## Task
Copy the lines of the data below exactly, starting at the first and stopping after the line that contains "import * as d3 from 'd3';"; include no pictures.
────────────────────
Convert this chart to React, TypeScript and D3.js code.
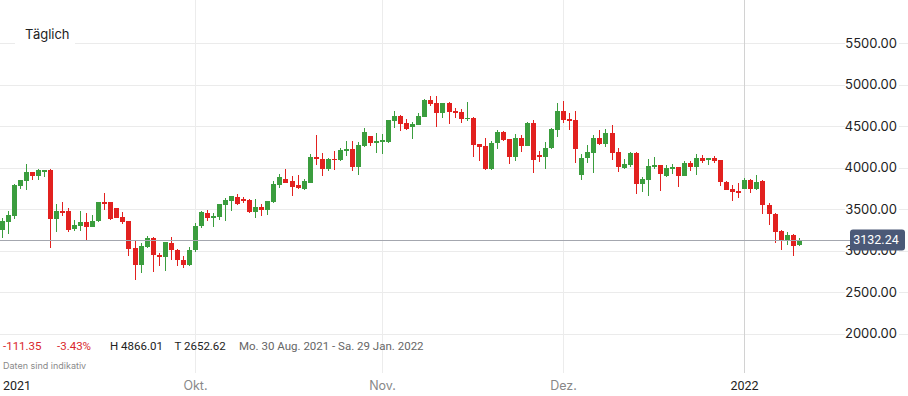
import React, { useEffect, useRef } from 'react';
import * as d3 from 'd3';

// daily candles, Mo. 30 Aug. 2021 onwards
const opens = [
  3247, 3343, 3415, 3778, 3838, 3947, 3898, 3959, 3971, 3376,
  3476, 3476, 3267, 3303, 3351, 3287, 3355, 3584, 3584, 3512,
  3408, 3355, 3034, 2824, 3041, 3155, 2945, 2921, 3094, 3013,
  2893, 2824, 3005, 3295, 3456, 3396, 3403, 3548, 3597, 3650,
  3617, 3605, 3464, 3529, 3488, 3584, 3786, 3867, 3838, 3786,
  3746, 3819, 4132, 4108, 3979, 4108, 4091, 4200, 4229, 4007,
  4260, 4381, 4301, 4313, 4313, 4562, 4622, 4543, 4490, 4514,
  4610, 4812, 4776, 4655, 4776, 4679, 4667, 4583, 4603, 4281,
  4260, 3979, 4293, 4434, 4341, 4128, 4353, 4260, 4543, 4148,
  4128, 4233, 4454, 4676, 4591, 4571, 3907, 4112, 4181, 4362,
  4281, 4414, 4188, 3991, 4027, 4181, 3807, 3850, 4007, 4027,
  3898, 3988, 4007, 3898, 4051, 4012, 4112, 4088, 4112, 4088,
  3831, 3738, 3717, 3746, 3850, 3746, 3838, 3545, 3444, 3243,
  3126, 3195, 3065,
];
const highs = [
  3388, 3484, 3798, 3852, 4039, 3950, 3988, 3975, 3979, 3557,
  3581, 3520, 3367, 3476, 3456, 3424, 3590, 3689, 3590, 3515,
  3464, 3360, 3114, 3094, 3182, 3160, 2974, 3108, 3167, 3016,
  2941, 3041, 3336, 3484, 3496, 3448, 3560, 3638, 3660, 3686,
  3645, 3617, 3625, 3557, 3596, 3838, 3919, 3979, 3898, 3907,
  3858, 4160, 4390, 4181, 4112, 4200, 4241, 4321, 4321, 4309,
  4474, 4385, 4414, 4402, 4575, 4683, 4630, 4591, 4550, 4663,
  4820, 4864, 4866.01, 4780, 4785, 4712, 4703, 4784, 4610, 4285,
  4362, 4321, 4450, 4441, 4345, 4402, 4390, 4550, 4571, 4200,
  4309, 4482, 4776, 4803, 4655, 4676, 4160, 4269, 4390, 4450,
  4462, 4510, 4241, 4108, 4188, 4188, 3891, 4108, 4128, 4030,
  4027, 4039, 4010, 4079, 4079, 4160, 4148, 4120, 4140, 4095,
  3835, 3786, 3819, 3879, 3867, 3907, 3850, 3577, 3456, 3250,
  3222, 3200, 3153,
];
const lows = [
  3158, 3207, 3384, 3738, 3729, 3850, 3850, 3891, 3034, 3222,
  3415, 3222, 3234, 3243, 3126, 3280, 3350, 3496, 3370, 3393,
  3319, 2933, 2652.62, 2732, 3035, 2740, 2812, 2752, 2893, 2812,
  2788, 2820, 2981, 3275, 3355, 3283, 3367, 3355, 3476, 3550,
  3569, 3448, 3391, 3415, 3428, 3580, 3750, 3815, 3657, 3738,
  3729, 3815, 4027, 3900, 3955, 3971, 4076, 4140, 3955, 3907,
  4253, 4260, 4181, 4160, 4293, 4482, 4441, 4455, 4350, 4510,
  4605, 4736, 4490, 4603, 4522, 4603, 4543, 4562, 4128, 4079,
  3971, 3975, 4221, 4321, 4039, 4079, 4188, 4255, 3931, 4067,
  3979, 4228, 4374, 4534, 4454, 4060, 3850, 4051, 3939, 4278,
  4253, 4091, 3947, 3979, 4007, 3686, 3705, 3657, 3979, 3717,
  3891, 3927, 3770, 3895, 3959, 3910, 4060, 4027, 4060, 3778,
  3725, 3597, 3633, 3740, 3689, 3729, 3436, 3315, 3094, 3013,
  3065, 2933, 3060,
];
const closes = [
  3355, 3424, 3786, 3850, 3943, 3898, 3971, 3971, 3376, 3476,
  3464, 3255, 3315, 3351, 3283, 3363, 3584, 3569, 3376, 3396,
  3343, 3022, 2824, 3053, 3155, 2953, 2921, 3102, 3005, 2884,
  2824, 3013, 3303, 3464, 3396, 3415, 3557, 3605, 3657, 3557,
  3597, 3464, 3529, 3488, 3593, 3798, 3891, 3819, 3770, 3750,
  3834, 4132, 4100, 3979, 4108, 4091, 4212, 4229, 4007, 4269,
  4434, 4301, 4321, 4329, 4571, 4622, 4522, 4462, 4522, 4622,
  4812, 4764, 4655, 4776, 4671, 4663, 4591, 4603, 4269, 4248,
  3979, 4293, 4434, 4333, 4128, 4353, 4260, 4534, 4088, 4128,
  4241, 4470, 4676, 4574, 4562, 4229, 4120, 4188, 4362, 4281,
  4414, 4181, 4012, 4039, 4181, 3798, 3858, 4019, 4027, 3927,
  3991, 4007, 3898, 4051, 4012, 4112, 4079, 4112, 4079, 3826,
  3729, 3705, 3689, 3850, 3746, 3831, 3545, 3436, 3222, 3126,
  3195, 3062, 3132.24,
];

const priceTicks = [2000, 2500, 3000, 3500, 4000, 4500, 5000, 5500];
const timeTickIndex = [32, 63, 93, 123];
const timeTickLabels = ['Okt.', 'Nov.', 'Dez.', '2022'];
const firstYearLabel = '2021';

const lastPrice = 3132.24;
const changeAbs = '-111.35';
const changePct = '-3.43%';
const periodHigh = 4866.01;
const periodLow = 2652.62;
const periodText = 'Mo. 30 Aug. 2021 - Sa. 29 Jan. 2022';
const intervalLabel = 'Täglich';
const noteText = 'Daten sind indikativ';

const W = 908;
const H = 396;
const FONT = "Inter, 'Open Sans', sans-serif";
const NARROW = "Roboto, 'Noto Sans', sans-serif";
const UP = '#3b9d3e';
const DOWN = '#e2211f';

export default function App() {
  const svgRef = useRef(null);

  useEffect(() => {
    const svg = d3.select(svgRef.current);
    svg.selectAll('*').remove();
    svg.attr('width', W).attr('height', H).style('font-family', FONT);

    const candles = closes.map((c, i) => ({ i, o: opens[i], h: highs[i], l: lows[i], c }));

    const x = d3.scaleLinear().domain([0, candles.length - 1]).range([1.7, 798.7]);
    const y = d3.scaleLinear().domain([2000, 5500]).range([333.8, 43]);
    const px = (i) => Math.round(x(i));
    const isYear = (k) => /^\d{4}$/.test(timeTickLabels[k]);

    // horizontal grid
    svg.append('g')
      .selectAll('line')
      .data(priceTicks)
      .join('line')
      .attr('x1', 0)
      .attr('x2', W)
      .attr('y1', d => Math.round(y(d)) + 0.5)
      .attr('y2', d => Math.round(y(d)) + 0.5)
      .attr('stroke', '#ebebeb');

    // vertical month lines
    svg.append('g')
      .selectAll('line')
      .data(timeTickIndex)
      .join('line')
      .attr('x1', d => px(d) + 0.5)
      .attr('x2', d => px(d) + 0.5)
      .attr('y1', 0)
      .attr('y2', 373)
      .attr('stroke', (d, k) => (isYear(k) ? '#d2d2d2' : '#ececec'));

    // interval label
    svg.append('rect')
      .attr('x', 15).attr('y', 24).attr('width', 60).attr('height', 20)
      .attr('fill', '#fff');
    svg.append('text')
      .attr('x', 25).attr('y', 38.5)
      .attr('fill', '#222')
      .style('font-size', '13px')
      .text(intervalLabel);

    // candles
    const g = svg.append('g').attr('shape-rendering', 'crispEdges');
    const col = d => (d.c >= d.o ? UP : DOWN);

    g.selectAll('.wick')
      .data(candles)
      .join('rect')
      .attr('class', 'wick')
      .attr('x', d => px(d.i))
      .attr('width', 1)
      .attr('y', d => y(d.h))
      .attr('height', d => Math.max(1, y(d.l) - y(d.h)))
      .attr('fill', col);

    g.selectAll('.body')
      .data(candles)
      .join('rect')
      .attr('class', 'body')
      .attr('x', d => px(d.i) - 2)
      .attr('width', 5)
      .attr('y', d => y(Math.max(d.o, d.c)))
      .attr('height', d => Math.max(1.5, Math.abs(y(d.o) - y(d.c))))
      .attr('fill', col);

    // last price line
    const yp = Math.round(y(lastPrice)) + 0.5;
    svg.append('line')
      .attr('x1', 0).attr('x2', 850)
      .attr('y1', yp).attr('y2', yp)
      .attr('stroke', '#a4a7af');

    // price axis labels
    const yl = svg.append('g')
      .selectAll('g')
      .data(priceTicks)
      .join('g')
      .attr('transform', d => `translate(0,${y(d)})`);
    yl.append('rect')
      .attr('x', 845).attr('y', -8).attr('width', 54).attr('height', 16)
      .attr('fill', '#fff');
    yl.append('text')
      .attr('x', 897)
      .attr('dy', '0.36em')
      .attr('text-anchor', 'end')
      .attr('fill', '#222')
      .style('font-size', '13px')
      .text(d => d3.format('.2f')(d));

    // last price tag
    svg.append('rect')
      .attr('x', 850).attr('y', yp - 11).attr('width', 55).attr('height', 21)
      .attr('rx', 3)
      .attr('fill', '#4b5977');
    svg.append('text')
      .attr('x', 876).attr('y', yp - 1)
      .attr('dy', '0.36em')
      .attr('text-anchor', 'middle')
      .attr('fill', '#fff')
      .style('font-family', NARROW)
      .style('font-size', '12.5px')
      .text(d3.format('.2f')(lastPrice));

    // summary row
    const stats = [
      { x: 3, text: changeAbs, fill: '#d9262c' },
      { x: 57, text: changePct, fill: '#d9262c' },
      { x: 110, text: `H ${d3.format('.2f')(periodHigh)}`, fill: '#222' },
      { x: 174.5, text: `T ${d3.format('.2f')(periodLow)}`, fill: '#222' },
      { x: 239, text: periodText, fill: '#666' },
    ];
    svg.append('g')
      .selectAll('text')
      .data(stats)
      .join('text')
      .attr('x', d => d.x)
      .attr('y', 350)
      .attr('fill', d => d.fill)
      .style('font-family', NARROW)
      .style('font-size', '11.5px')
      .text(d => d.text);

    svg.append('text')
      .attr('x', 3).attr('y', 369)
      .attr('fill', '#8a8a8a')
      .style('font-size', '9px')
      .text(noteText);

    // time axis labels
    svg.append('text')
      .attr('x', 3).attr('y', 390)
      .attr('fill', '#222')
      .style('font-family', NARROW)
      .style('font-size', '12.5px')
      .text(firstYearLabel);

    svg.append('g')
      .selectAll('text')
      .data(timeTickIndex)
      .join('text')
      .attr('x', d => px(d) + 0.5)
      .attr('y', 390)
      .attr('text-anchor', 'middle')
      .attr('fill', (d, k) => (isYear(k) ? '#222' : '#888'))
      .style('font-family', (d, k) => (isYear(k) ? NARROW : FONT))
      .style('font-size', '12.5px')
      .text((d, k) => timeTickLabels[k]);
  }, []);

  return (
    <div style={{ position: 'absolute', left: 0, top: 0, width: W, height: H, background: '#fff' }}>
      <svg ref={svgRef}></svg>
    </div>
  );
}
────────────────────
## Response to this task
Convert this chart to React, TypeScript and D3.js code.
import React, { useEffect, useRef } from 'react';
import * as d3 from 'd3';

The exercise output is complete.